DWM,
Here's some instructions I've saved for doing one with "flowers of sulfer" or Cerrosafe either one. Feed stores have the sulfer too and it's much cheaper than Cerrosafe, so I'm told.
Hope this helps some.
I've never used Cerrosafe. Sulfur is a yellow mineral very common in any home improvement store, garden supply or drug store. It's about 10% of the price of Cerrosafe. "Flowers" of sulfur just means it's more pure.
Clean the chamber very well and then swab with a very light coat of light oil. WD40 works fine for this. Stick a patch about half inch ahead of the throat. Now melt some flowers of sulfur over low heat ( you DONT want it to catch fire...it STINKS!).
Heat the barrel in the chamber area with a propane torch (Yes, the action better be out of the stock)
until its just too hot to hold on to. Now carefully pour the melted sulfur into the chamber all the way to the top. you'll see a funnel appear in the center. that's normal. Wait about five minutes and gently knock the cast out and be sure to catch it. The dimensions will be about .0001 smaller than actual...that's plenty close enough. WRITE DOWN THE MEASURMENTS!!!!! You'll need it later and the cast will change and become smaller with age. Use the measurements you get when its fresh.
You can do the same with your dies if you want to get really curious.
A loaded round MUST measure at LEAST .002 SMALLER than the neck of the chamber. A fired round should not be more than .005 bigger than a loaded round. A RESIZED case should be no more than .002 smaller than a loaded round. You VERY seldom find commercial chambers, and dies and neck thickness' that come close to this.
Jack Belk
I would ad to Steve's directions, that I place a light coat of oil in the barrel & chamber before pouring. And I use a borescope to set the cleaning patches only 3/4 to 1" into the rifling.

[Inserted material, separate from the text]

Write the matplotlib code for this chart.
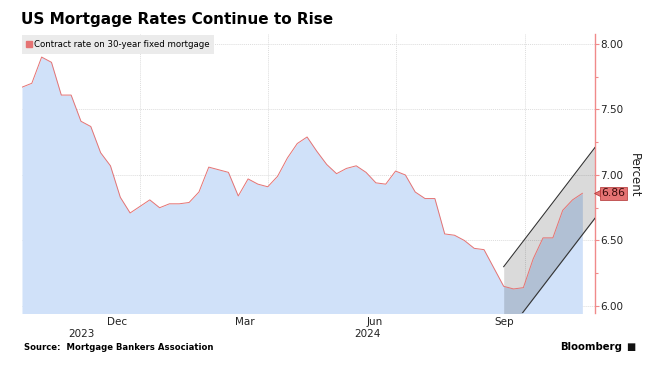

I have cast ALL my match chambers. But I usually do it when the barrel is off the rifle. It's a lot easier that way.
Be sure to clean the bolt raceways and lug engagement areas before use. I have had a little piece cause me BIG headaches. It didn't hurt anything. I just couldn't figure out whay it was so tight to cam over.
Be careful,
Victor
I push two (one at a time) cleaning patches into the barrel so they end up two inches ahead of the throat, to form a dam. I have ground a dewey style jag flat (blunt), so the patch will stay ahead of the jag, and I can remove the rod and jag without pulling out the patch.
I then clamp the rifle muzzle down in a padded vise. You can pour from the rear of the action (bolt removed) or you can pour through the ejection port of the action.
I then make a small funnel from a piece of aluminum foil. I form the narrow part of the funnel around a pencil, and remove the pencil when finished. I make the funnel so that the large end will rest on the action, and the bottom of the funnel to just go inside the chamber. This allows me to pour the liquid cerrosafe into the aluminum funnel and have it trickle into the chamber. When I can see the cerrosafe filling to within 3/8" of the top of the chamber, I quit pouring the cerrosafe, and let it cool according to the package directions.
IF YOU POUR TOO MUCH, AND IT GOES WHERE IT SHOULD NOT, DON'T WORRY. YOU CAN EASILY REHEAT THE CERROSAFE WITH A BUTANE TOURCH AND JUST POUR IT OUT, AND START AGAIN. THE CERROSAFE WILL NOT ADHERE TO ANY METAL!
I then carefully inset the dewey rod (with the blunt jag) into the muzzle end of the barrel, and give it several good "rapps" with the heal of my hand. Each "rapp" will move the casting rearward a little bit, and you can feel how much it moves depending on how hard you "rapp" the cleaning rod. Push the casting up into the action until you can easily grasp it with your fingers.
Measure according to the directions "cooling period" of the cerrosafe. Have fun!